Leaping Gas Prices Have Drivers Hitting the Brakes
Tom Kloza, chief oil analyst at the Oil Price Information Service, says he expects gasoline prices to keep rising into the $3.50 to $3.75 range nationally, with the peak likely to be hit between March 15 and May 15.
"There is a tremendous amount of money being made by people who are invested in oil," Kloza says. "There has been a panic among buyers, particularly in the speculative crowd."
"We Will Meet Any Shortage"
Crude prices appear to have stabilized on Monday, although rioting in Oman, the Persian Gulf's largest oil exporter outside of the OPEC (with about 880,000 barrels of daily output), made Middle East experts increasingly uneasy about the possibility that violence could spread next door -- to Saudi Arabia.
The markets have been in tumult since an uprising in Libya against the rule of Col. Moammar Gadhafi led to a sharp reduction in the country's oil exports, normally about 1.5 million barrels a day.
Saudi Oil Minister Ali Naimi told a forum in Riyadh on Monday that his country is prepared to use its spare capacity to substitute for oil production lost in Libya. "We have enough credence to tell you that we will meet any shortage," Naimi said.
While that has temporarily calmed international markets, it hasn't stopped the steep increase in prices at U.S. gas stations as retailers catch up to soaring wholesale prices. And consumers are feeling the sharply higher fuel prices, says Joseph H. Petrowski, CEO of Framingham, Mass.-based Gulf Oil.
"Less Discretionary Driving"
Petrowski says in Florida, where the company has 100 service stations from Boca Raton in the south to Orlando in the north, sales are down 3% to 4% after prices went up to $3.40 a gallon. In the Northeast, sales are also off, but to a lesser extent.
The average sale nationally has fallen from 11.5 gallons to 11.1 gallons, and customers are shifting from branded products to unbranded, he says. Another indicator that consumers are being hit in the pocketbook is that more sales are in cash rather than credit cards, which he says is a sign that credit is being maxed out.
"There are some small signs that rationing of gasoline is definitely going on," Petrowski says. "We're seeing signs of distress as the gas price goes to $3.30." But he adds that things still aren't as bad as in 2008, when prices hit $4 a gallon.

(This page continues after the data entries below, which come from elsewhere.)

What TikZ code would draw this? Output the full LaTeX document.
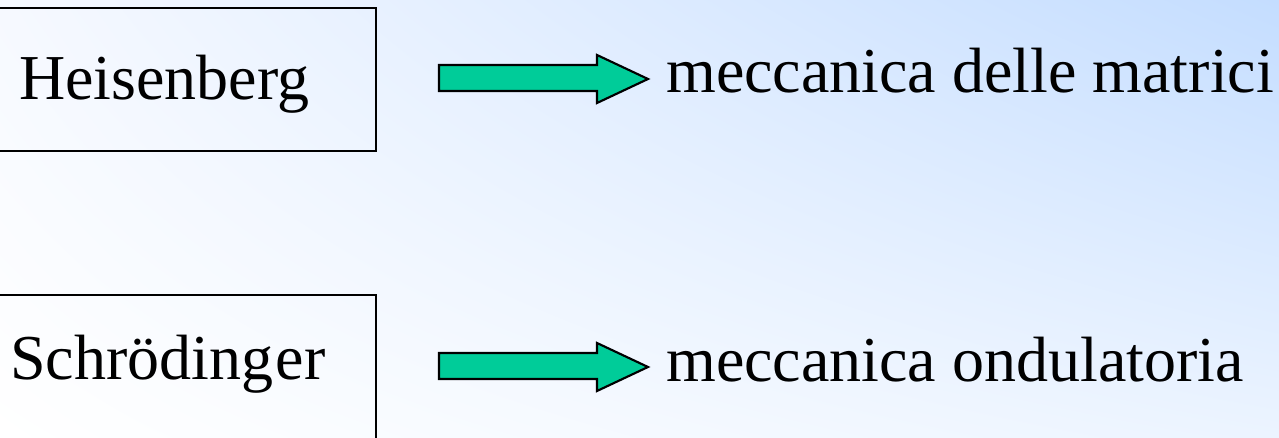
\documentclass[tikz,border=0pt]{standalone}
\usepackage{fontspec}
\setmainfont{Liberation Serif}
\usetikzlibrary{shadings}
\definecolor{bgUR}{RGB}{196,221,255}
\definecolor{bgLR}{RGB}{236,244,255}
\definecolor{bgUL}{RGB}{246,249,255}
\definecolor{bgLL}{RGB}{255,255,255}
\definecolor{arrowgreen}{RGB}{0,204,153}
\tikzset{
  framebox/.style={draw=black, line width=1.6pt, rectangle, inner sep=0pt},
  bigtext/.style={font=\fontsize{48}{56}\selectfont, inner sep=0pt, anchor=base west},
  blockarrow/.style={fill=arrowgreen, draw=black, line width=1.6pt, line join=miter}
}
\begin{document}
\begin{tikzpicture}[x=0.75pt, y=-0.75pt]
\useasboundingbox (0,0) rectangle (1279,438);
\clip (0,0) rectangle (1279,438);
\shade[upper right=bgUR, lower right=bgLR, upper left=bgUL, lower left=bgLL] (0,0) rectangle (1279,438);
% boxes
\node[framebox, minimum width=386*0.75pt, minimum height=143*0.75pt] (hbox) at (183,79.5) {};
\node[framebox, minimum width=386*0.75pt, minimum height=200*0.75pt] (sbox) at (183,395) {};
% labels
\node[bigtext] (heis) at (19,100) {Heisenberg};
\node[bigtext] (schr) at (10,380) {Schröding\kern2pt er};
\node[bigtext] (matr) at (666,93) {meccanica delle matrici};
\node[bigtext] (ond) at (666,382) {meccanica ondulatoria};
% block arrows
\coordinate (a1s) at (439,78);
\coordinate (a2s) at (439,366);
\draw[blockarrow] (a1s) ++(0,-13) -- ++(158,0) -- ++(0,-10) -- ++(51,24) -- ++(-51,24) -- ++(0,-12) -- ++(-158,0) -- cycle;
\draw[blockarrow] (a2s) ++(0,-13) -- ++(158,0) -- ++(0,-10) -- ++(51,24) -- ++(-51,24) -- ++(0,-12) -- ++(-158,0) -- cycle;
\end{tikzpicture}
\end{document}
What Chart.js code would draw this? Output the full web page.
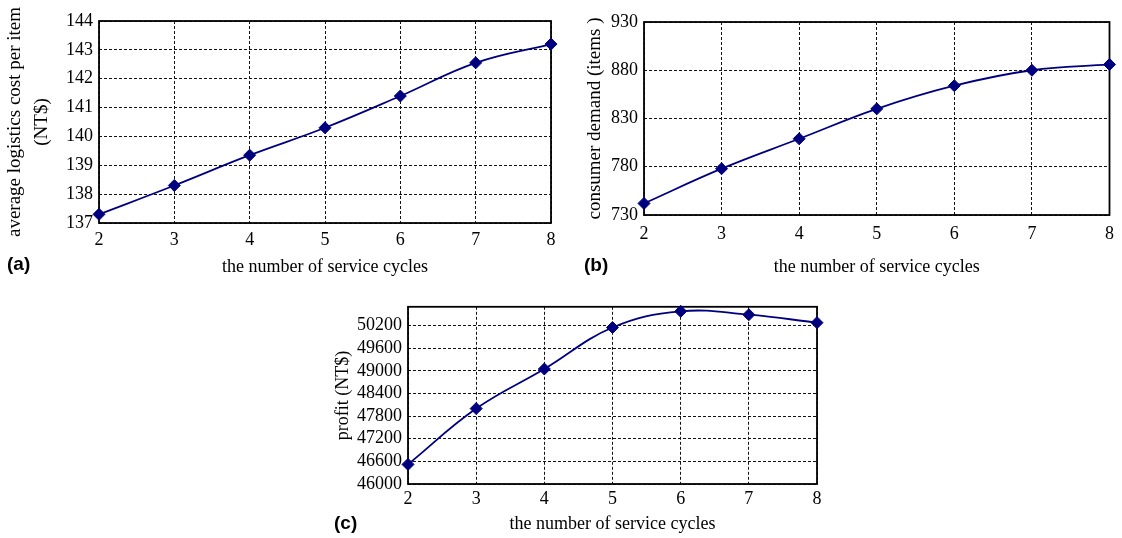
<!DOCTYPE html>
<html lang="en">
<head>
<meta charset="UTF-8">
<title>Service cycles</title>
<script src="https://cdn.jsdelivr.net/npm/chart.js@4.4.1/dist/chart.umd.min.js"></script>
<style>
    body { margin: 0; background: #fff; width: 1122px; height: 538px; position: relative; overflow: hidden; }
    canvas { position: absolute; }
    .tag { position: absolute; font-family: "Liberation Sans", Arial, sans-serif; font-weight: bold; font-size: 19px; color: #000; line-height: 22px; }
</style>
</head>
<body>
    <canvas id="chartA" width="565" height="285" style="left:0px; top:0px"></canvas>
    <canvas id="chartB" width="542" height="285" style="left:580px; top:0px"></canvas>
    <canvas id="chartC" width="507" height="248" style="left:320px; top:290px"></canvas>
    <div class="tag" style="left:7px; top:253px">(a)</div>
    <div class="tag" style="left:584px; top:254px">(b)</div>
    <div class="tag" style="left:334px; top:512px">(c)</div>

<script>
    // data
    const cycles = ['2', '3', '4', '5', '6', '7', '8'];
    const costPerItem = [137.3, 138.3, 139.35, 140.3, 141.4, 142.55, 143.2];
    const demand = [742, 778, 809, 840, 864, 880, 886];
    const profit = [46520, 48000, 49050, 50150, 50580, 50490, 50280];

    const costTicks = [137, 138, 139, 140, 141, 142, 143, 144];
    const demandTicks = [730, 780, 830, 880, 930];
    const profitTicks = [46000, 46600, 47200, 47800, 48400, 49000, 49600, 50200];

    const NAVY = '#00007f';
    const SERIF = "'Liberation Serif', 'Times New Roman', serif";

    // solid frame round the plot area (the axes only draw one side)
    const framePlugin = {
        id: 'frame',
        beforeDatasetsDraw(chart) {
            const a = chart.chartArea;
            const ctx = chart.ctx;
            ctx.save();
            ctx.strokeStyle = '#000';
            ctx.lineWidth = 1.8;
            ctx.strokeRect(a.left, a.top, a.right - a.left, a.bottom - a.top);
            ctx.restore();
        }
    };

    function makeChart(id, values, ticks, yMin, yMax, yTitle, g) {
        const ctx = document.getElementById(id).getContext('2d');
        return new Chart(ctx, {
            type: 'line',
            data: {
                labels: cycles,
                datasets: [{
                    data: values,
                    borderColor: NAVY,
                    backgroundColor: NAVY,
                    borderWidth: 1.8,
                    tension: 0.4,
                    pointStyle: 'rectRot',
                    pointRadius: 6,
                    pointBorderWidth: 1,
                    pointBackgroundColor: NAVY,
                    pointBorderColor: NAVY,
                    clip: false
                }]
            },
            options: {
                responsive: false,
                animation: false,
                devicePixelRatio: 1,
                layout: { padding: { top: g.top, right: g.right, left: 0, bottom: 0 } },
                plugins: { legend: { display: false }, tooltip: { enabled: false } },
                scales: {
                    x: {
                        type: 'category',
                        offset: false,
                        grid: { color: '#111', lineWidth: 1, drawTicks: false },
                        border: { display: false, dash: [3, 2] },
                        ticks: { color: '#000', padding: g.xPad, font: { family: SERIF, size: 18 } },
                        title: {
                            display: true,
                            text: 'the number of service cycles',
                            color: '#000',
                            font: { family: SERIF, size: 18 },
                            padding: { top: 0, bottom: g.xTitlePad }
                        },
                        afterFit: (s) => { s.height = g.xHeight; }
                    },
                    y: {
                        type: 'linear',
                        min: yMin,
                        max: yMax,
                        grid: { color: '#111', lineWidth: 1, drawTicks: false },
                        border: { display: false, dash: [3, 2] },
                        ticks: {
                            color: '#000',
                            padding: 6,
                            font: { family: SERIF, size: 18 },
                            callback: (v) => String(v)
                        },
                        afterBuildTicks: (s) => { s.ticks = ticks.map(v => ({ value: v })); },
                        title: {
                            display: true,
                            text: yTitle,
                            color: '#000',
                            font: { family: SERIF, size: g.yTitleSize, lineHeight: 1.4 },
                            padding: { top: g.yTitlePad, bottom: 0 }
                        },
                        afterFit: (s) => { s.width = g.yWidth; }
                    }
                }
            },
            plugins: [framePlugin]
        });
    }

    makeChart('chartA', costPerItem, costTicks, 137, 144,
        ['average logistics cost per item', '(NT$)'],
        { top: 21, right: 14, xHeight: 62, yWidth: 99, xPad: 6, xTitlePad: 7, yTitlePad: 2, yTitleSize: 19 });

    makeChart('chartB', demand, demandTicks, 730, 930,
        'consumer demand (items )',
        { top: 22, right: 10, xHeight: 70, yWidth: 64, xPad: 8, xTitlePad: 7, yTitlePad: 2, yTitleSize: 19 });

    makeChart('chartC', profit, profitTicks, 46000, 50700,
        'profit (NT$)',
        { top: 11, right: 10, xHeight: 54, yWidth: 88, xPad: 4, xTitlePad: 3, yTitlePad: 11, yTitleSize: 18 });
</script>
</body>
</html>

Petrowski says an increase to $3.75 nationally, as Kloza and other analysts predict, could impose a huge financial burden on many drivers. He says in Massachusetts, for example, the average family uses 1,500 gallon of fuel per year. At $3.75, a $1 increase over last year, the average family will be spending about 25% of its discretionary income on the gas hike, he says.
"I don't think the bottom 60% of wage earners can handle $3.75 gasoline without a serious cutback in their expenditures, and that to me is a problem," Petrowski says.
Don't Blame the Station Owner
He added that most gasoline retailers own five or fewer stations and have seen their profit margins fall from the range of 15 cents to 18 cents a gallon to under 10 cents. Most station owners gross about $180,000 a year but must pay labor and other costs.
"I think that's going to get cut in half for a period of time," he says. "If [the price of gas] were to stay there, there's no way you can run a modern site making only $90,000 on fuel. You really do need more income."
So don't get angry at the station owner. Get angry at the oil producers who are reaping their greatest profits in years. "Gasoline retailers aren't doing well under this scenario," says Kloza. "They like it when prices fall like a rock."